***** Input for this task

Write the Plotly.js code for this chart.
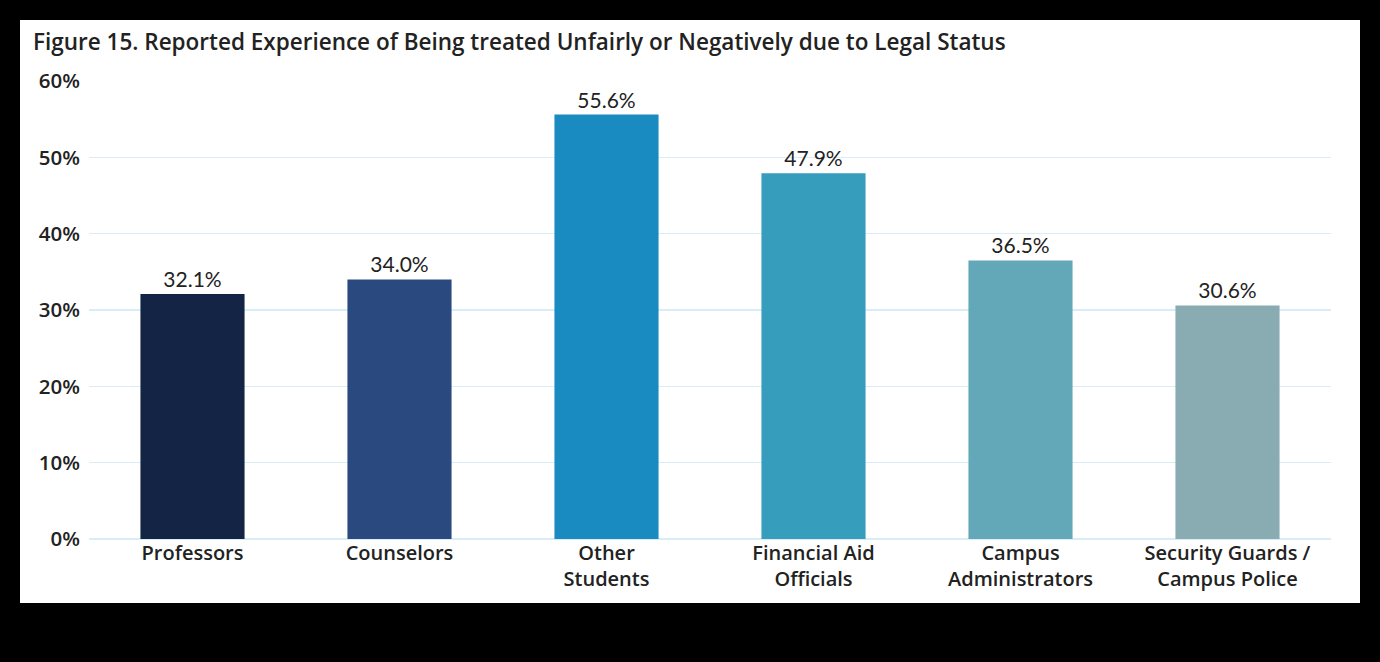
<!DOCTYPE html>
<html><head><meta charset="utf-8">
<script src="https://cdn.plot.ly/plotly-3.0.1.min.js"></script>
<style>
html,body{margin:0;padding:0;background:#000;width:1380px;height:662px;overflow:hidden;}
#chart{position:absolute;left:20px;top:20px;width:1340px;height:583px;background:#fff;}
</style></head>
<body><div id="chart"></div>
<script>
const categories = ["Professors","Counselors","Other<br>Students","Financial Aid<br>Officials","Campus<br>Administrators","Security Guards /<br>Campus Police"];
const values = [32.1, 34.0, 55.6, 47.9, 36.5, 30.6];
const valueLabels = ["32.1%","34.0%","55.6%","47.9%","36.5%","30.6%"];
const barColors = ["#132445","#2a4a7f","#1a8bc0","#369dbd","#63a8b8","#88acb2"];
const yTickVals = [0,10,20,30,40,50,60];
const yTickText = ["0%","10%","20%","30%","40%","50%","60%"];

const trace = {
  type:"bar", x:categories, y:values, text:valueLabels, textposition:"outside",
  texttemplate:"%{text}", cliponaxis:false,
  textfont:{family:"Lato, sans-serif", size:21, color:"#222"},
  marker:{color:barColors}, width:0.503, hoverinfo:"skip"
};
const layout = {
  width:1340, height:583,
  paper_bgcolor:"#fff", plot_bgcolor:"#fff",
  margin:{l:69, r:29, t:61, b:64},
  title:{text:"Figure 15. Reported Experience of Being treated Unfairly or Negatively due to Legal Status",
    x:13/1340, xanchor:"left", y:1-22/583, yanchor:"middle", xref:"container", yref:"container",
    font:{family:"Open Sans, sans-serif", size:22.5, color:"#222", weight:600}},
  xaxis:{type:"category", showgrid:false, showline:false, zeroline:false, ticks:"",
    ticklabelstandoff:0,
    tickfont:{family:"Open Sans, sans-serif", size:20, color:"#222", weight:600}},
  yaxis:{range:[0,60], tickvals:yTickVals, ticktext:yTickText, showgrid:true, ticks:"",
    ticklabelstandoff:8,
    tickfont:{family:"Open Sans, sans-serif", size:20.5, color:"#222", weight:600},
    gridcolor:"#d9edf6", gridwidth:1.5, zeroline:true, zerolinecolor:"#d9edf6", zerolinewidth:1.5, showline:false},
  showlegend:false, bargap:0.5
};
Plotly.newPlot("chart",[trace],layout,{displayModeBar:false, staticPlot:true});
</script></body></html>
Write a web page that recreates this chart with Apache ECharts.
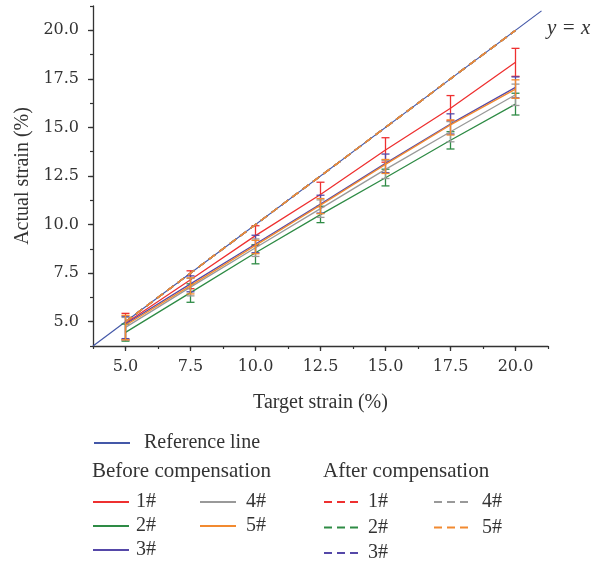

**********

# Task goal
Print all of the records shown above exactly, leaving out each picture.

# Task output
Write the Plotly.js code for this chart.
<!DOCTYPE html>
<html><head><meta charset="utf-8">
<script src="https://cdn.plot.ly/plotly-3.0.1.min.js"></script>
<style>
html,body{margin:0;padding:0;background:#000;width:1380px;height:662px;overflow:hidden;}
#chart{position:absolute;left:20px;top:20px;width:1340px;height:583px;background:#fff;}
</style></head>
<body><div id="chart"></div>
<script>
const categories = ["Professors","Counselors","Other<br>Students","Financial Aid<br>Officials","Campus<br>Administrators","Security Guards /<br>Campus Police"];
const values = [32.1, 34.0, 55.6, 47.9, 36.5, 30.6];
const valueLabels = ["32.1%","34.0%","55.6%","47.9%","36.5%","30.6%"];
const barColors = ["#132445","#2a4a7f","#1a8bc0","#369dbd","#63a8b8","#88acb2"];
const yTickVals = [0,10,20,30,40,50,60];
const yTickText = ["0%","10%","20%","30%","40%","50%","60%"];

const trace = {
  type:"bar", x:categories, y:values, text:valueLabels, textposition:"outside",
  texttemplate:"%{text}", cliponaxis:false,
  textfont:{family:"Lato, sans-serif", size:21, color:"#222"},
  marker:{color:barColors}, width:0.503, hoverinfo:"skip"
};
const layout = {
  width:1340, height:583,
  paper_bgcolor:"#fff", plot_bgcolor:"#fff",
  margin:{l:69, r:29, t:61, b:64},
  title:{text:"Figure 15. Reported Experience of Being treated Unfairly or Negatively due to Legal Status",
    x:13/1340, xanchor:"left", y:1-22/583, yanchor:"middle", xref:"container", yref:"container",
    font:{family:"Open Sans, sans-serif", size:22.5, color:"#222", weight:600}},
  xaxis:{type:"category", showgrid:false, showline:false, zeroline:false, ticks:"",
    ticklabelstandoff:0,
    tickfont:{family:"Open Sans, sans-serif", size:20, color:"#222", weight:600}},
  yaxis:{range:[0,60], tickvals:yTickVals, ticktext:yTickText, showgrid:true, ticks:"",
    ticklabelstandoff:8,
    tickfont:{family:"Open Sans, sans-serif", size:20.5, color:"#222", weight:600},
    gridcolor:"#d9edf6", gridwidth:1.5, zeroline:true, zerolinecolor:"#d9edf6", zerolinewidth:1.5, showline:false},
  showlegend:false, bargap:0.5
};
Plotly.newPlot("chart",[trace],layout,{displayModeBar:false, staticPlot:true});
</script></body></html>
Write a web page that recreates this chart with Apache ECharts.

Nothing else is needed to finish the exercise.